I have been thinking about other traditions to prepare and preserve foods. A while back Jess and I had a great dinner at a Korean restaurant on the way home from work and the meal was served with a selection of lightly pickled vegetables. This led me to begin thinking about Asian influenced pickles in general and I remembered being served some umboshi once in the service. Umboshi are Japanese pickled plums and since we had so many plums this year the idea of pickling them sounded great. Well a bit more research later I learned that those are not the same types of plums but it also led me to the entire class of Japanese preserved vegetables called Tsukemono. One of the first things I found was a tsukemono press that is used to help brine and draw out water from vegetables like a weighted lid is used when making sourkraut. Since this seemed like an elegant way to make quick tasty salt preserved produce during the growing season and also make the occasional batch of sourkraut with, I ordered a press of Amazon. I know this is not terribly frugal but to be honest that has always been the biggest part of this life for me.

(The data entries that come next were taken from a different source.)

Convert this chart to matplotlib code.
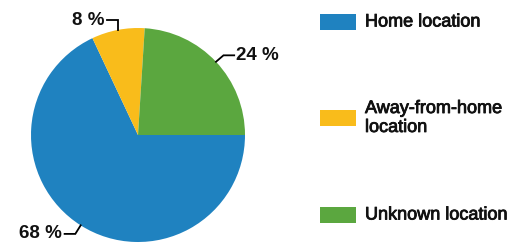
import numpy as np
import matplotlib.pyplot as plt
import matplotlib.patheffects as pe
from matplotlib.patches import Rectangle

plt.rcParams['font.family'] = ['Liberation Sans', 'DejaVu Sans']

categories = ["Home location", "Away-from-home\nlocation", "Unknown location"]
shares = [68, 8, 24]
colors = ["#1f82c0", "#f9bc1b", "#5ba73f"]

W, H = 526, 245
fig = plt.figure(figsize=(W / 100, H / 100), dpi=100)
# pie axes: centre ~ (138,135) px, radius ~107 px
ax = fig.add_axes([31 / W, 3 / H, 214 / W, 214 / H])
wedges, _ = ax.pie(shares, colors=colors, startangle=0, counterclock=False,
                   radius=1, wedgeprops=dict(linewidth=0))
ax.set_xlim(-1, 1)
ax.set_ylim(-1, 1)
ax.set_aspect('equal')
ax.axis('off')

# leader line elbows / ends (style offsets per label)
elbows = [(-0.05, -0.08), (0.0, 0.09), (0.07, 0.06)]
runs = [-0.10, -0.10, 0.10]
for w, v, (ex, ey), run in zip(wedges, shares, elbows, runs):
    mid = np.deg2rad((w.theta1 + w.theta2) / 2)
    x0, y0 = np.cos(mid), np.sin(mid)
    x1, y1 = x0 + ex, y0 + ey
    x2 = x1 + run
    ax.plot([x0, x1, x2], [y0, y1, y1], color='black', lw=1.3, clip_on=False,
            solid_joinstyle='miter')
    ha = 'right' if run < 0 else 'left'
    ax.text(x2 + (0.02 if run > 0 else -0.025), y1, f"{v} %", ha=ha, va='center',
            fontsize=13.5, fontweight='bold', color='#111111')

# legend drawn in pixel layout on the figure
rows_y = [22, 118, 215]
thick = [pe.withStroke(linewidth=0.6, foreground='#111111')]
for lab, c, yc in zip(categories, colors, rows_y):
    fig.add_artist(Rectangle((320 / W, (H - yc - 8) / H), 36 / W, 16 / H,
                             transform=fig.transFigure, color=c, lw=0))
    fig.text(365 / W, (H - yc) / H, lab, ha='left', va='center',
             fontsize=13, color='#111111', linespacing=1.15,
             path_effects=thick)

fig.savefig("out.png", dpi=100)
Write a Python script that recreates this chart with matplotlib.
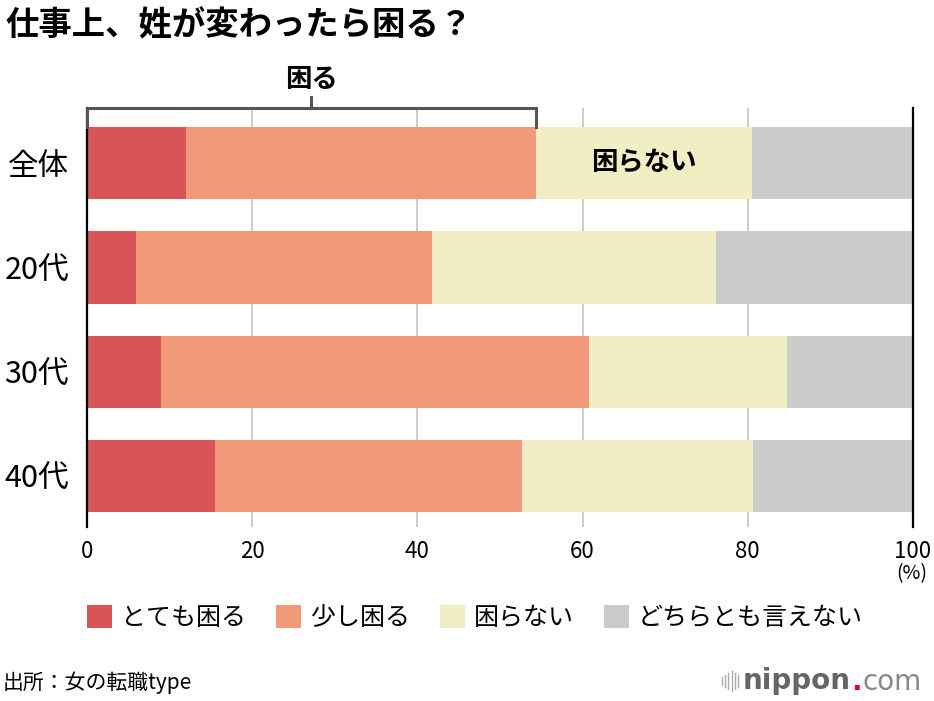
import matplotlib
matplotlib.use("Agg")
import matplotlib.pyplot as plt
from matplotlib.patches import Patch
import numpy as np

plt.rcParams["font.family"] = ["Noto Sans CJK JP", "DejaVu Sans"]

# データ(%)
categories = ["全体", "20代", "30代", "40代"]
series_names = ["とても困る", "少し困る", "困らない", "どちらとも言えない"]
totemo = [12.0, 5.9, 9.0, 15.5]
sukoshi = [42.3, 35.9, 51.8, 37.2]
komaranai = [26.2, 34.4, 23.9, 27.9]
dochira = [19.5, 23.8, 15.3, 19.4]
x_ticks = [0, 20, 40, 60, 80, 100]

colors = ["#D95456", "#F19A7A", "#F2EEC4", "#CBCBCB"]

W, H = 934, 701
fig = plt.figure(figsize=(W / 100, H / 100), dpi=100)
ax = fig.add_axes([87 / W, (H - 527) / H, (913 - 87) / W, (527 - 108) / H])

y = np.arange(len(categories))
left = np.zeros(len(categories))
for vals, col in zip([totemo, sukoshi, komaranai, dochira], colors):
    ax.barh(y, vals, left=left, height=0.69, color=col, zorder=2)
    left += np.array(vals)

ax.set_xlim(0, 100)
ax.set_ylim(3.484, -0.527)
ax.set_xticks(x_ticks)
ax.set_xticklabels([str(t) for t in x_ticks], fontsize=16)
ax.set_yticks(y)
ax.set_yticklabels(categories, fontsize=22)
ax.tick_params(axis="x", length=0, pad=9)
ax.tick_params(axis="y", length=0, pad=13)
for t in x_ticks[1:-1]:
    ax.axvline(t, color="#C8C8C8", lw=1.3, zorder=1)
for s in ["top", "bottom"]:
    ax.spines[s].set_visible(False)
for s in ["left", "right"]:
    ax.spines[s].set_linewidth(1.6)
    ax.spines[s].set_color("black")
    ax.spines[s].set_zorder(3)

# 「困る」のブラケット
komaru_total = totemo[0] + sukoshi[0]
bc = "#555555"
ax.plot([0, 0, komaru_total, komaru_total], [-0.345, -0.527, -0.527, -0.345],
        color=bc, lw=2.2, clip_on=False, zorder=4, solid_joinstyle="miter")
ax.plot([komaru_total / 2] * 2, [-0.527, -0.632], color=bc, lw=2.2, clip_on=False)
ax.text(komaru_total / 2, -0.80, "困る", ha="center", va="center",
        fontsize=19, fontweight="bold")

# 「困らない」ラベル
ax.text(komaru_total + komaranai[0] / 2, 0, "困らない", ha="center", va="center",
        fontsize=19, fontweight="bold", zorder=5)

fig.text(912 / W, 1 - 574 / H, "(%)", ha="center", va="center", fontsize=14)

fig.text(5 / W, 1 - 26 / H, "仕事上、姓が変わったら困る？", fontsize=24,
         fontweight="bold", va="center", ha="left")

handles = [Patch(facecolor=c, edgecolor="none") for c in colors]
fig.legend(handles, series_names, loc="center", bbox_to_anchor=(475 / W, 1 - 618 / H),
           ncol=4, frameon=False, fontsize=18, handlelength=1.0, handleheight=1.0,
           handletextpad=0.35, columnspacing=1.2)

fig.text(3 / W, 1 - 683 / H, "出所：女の転職type", fontsize=15, va="center", ha="left")

# nippon.com ロゴ
logo_y = 1 - 681 / H
for i, hgt in enumerate([8, 12, 16, 20, 16, 12]):
    xx = (722 + i * 3.2) / W
    fig.add_artist(plt.Line2D([xx, xx], [logo_y - hgt / 2 / H, logo_y + hgt / 2 / H],
                              color="#AAAAAA", lw=1.0))
t1 = fig.text(743 / W, logo_y, "nippon", fontsize=20, fontweight="bold", color="#666666",
              va="center", ha="left", family="DejaVu Sans")
t2 = fig.text(0, 0, ".", fontsize=20, fontweight="bold", color="#E0002A",
              va="baseline", ha="left", family="DejaVu Sans")
t3 = fig.text(0, 0, "com", fontsize=20, color="#888888",
              va="baseline", ha="left", family="DejaVu Sans")
fig.canvas.draw()
r = fig.canvas.get_renderer()
bb1 = t1.get_window_extent(r)
base_y = bb1.y0 + 5.5  # approx baseline (descender of p)
t2.set_position((bb1.x1 / W + 0.5 / W, base_y / H))
bb2 = t2.get_window_extent(r)
t3.set_position((bb2.x1 / W, base_y / H))

fig.savefig("out.png", dpi=100, facecolor="white")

So to test drive the press we picked up some turnips and a bit of dried seaweed known as kombu. I first peeled and cut the turnips and quick rinsed the kombu and cut it into strips. I then added them to the press with around a tablespoon of pacific sea salt and closed the press and cranked down the plunger. I let them sit overnight in the press in the refrigerator. Sure enough there was liquid by morning.
To me the result after around a week tastes a bit like the sea. The smell takes me back to the smell of the ocean far out at sea and the pickles taste like licking your lips after an afternoon swim off the coast with a bit of a radishy crispness. Not bad at all!
I will definitely be trying this again this spring and summer with various vegetables. I can hardly wait to get some kale into this thing.
In other non-pickle notes.
We went to meet with the folks from Transition Northfield on Saturday morning and found them to interesting people. They sent us away with a book to read and some suggested videos to view. We also heard about a permaculture class that they were sponsoring at the co-op on Monday night.
Sunday I decided to build a cold frame out of some straw bales and old storm windows. This will be the subject of a future post once I can clean it up a bit.
Jess and I decided to stop by the co-op early on Monday and picked up some milk for cheese making and some Sunchokes to see if we liked them before adding them to the list of veggies to grow this year. We attended the lecture and ran into some of the folks from TN again as well. Then we came home and made our very first ricotta cheese with the milk we picked up. We can't wait to make lasagna this year with our own pasta, tomato sauce and ricotta and mozzarella cheeses.
6 comments:
Excellent post, thanks for the links. I am very interested in this. Sunchokes grow like weeds, some years I eat them, some I don't but they are always pretty flowers. Peace
I'm interested to see how you like sunchokes. We got tons from our CSA last year and tried various recipes. We just never liked them. We ended up boiling them till they were soft and feeding them to the chickens!
Really excited about the tsukemono! The sunchokes weren't that bad - I actually thought they tasted like like artichoke hearts (only in a potato-like form). Although, we did understand why they are sometimes referred to as "farty-chokes". Yeah.....
Ruralrose- thanks. The windbreak and cosmetic aspect of Sunchokes were half of our reason for considering them.
Aimee- We cut the chokes thin and sauteed them in duck fat. They had a nice nutty starchy flavor with hints of greenness that we liked.
Jess- love your post on our first cheese making and yes I can confirm that the chokes were a bit rough on my digestive system.
The tsukemono press sounds temping. We make quite a lot of brined pickles and using a press would be a lot more convenient than boiling a large stone, then using it to press a plate into a bowl. And it would be less likely to break the plate, too!
As for sunchokes (Jerusalem artichokes as they're known here), we grow a lot of them. Some of are for us, but most are fed to the pigs.
Stonehead- It is definitely easier than boiling a rock. I am not sure yet if it will be as good. I will let you know once I get some more types of vegetables into this thing. I already have plans for daikon radishes this spring.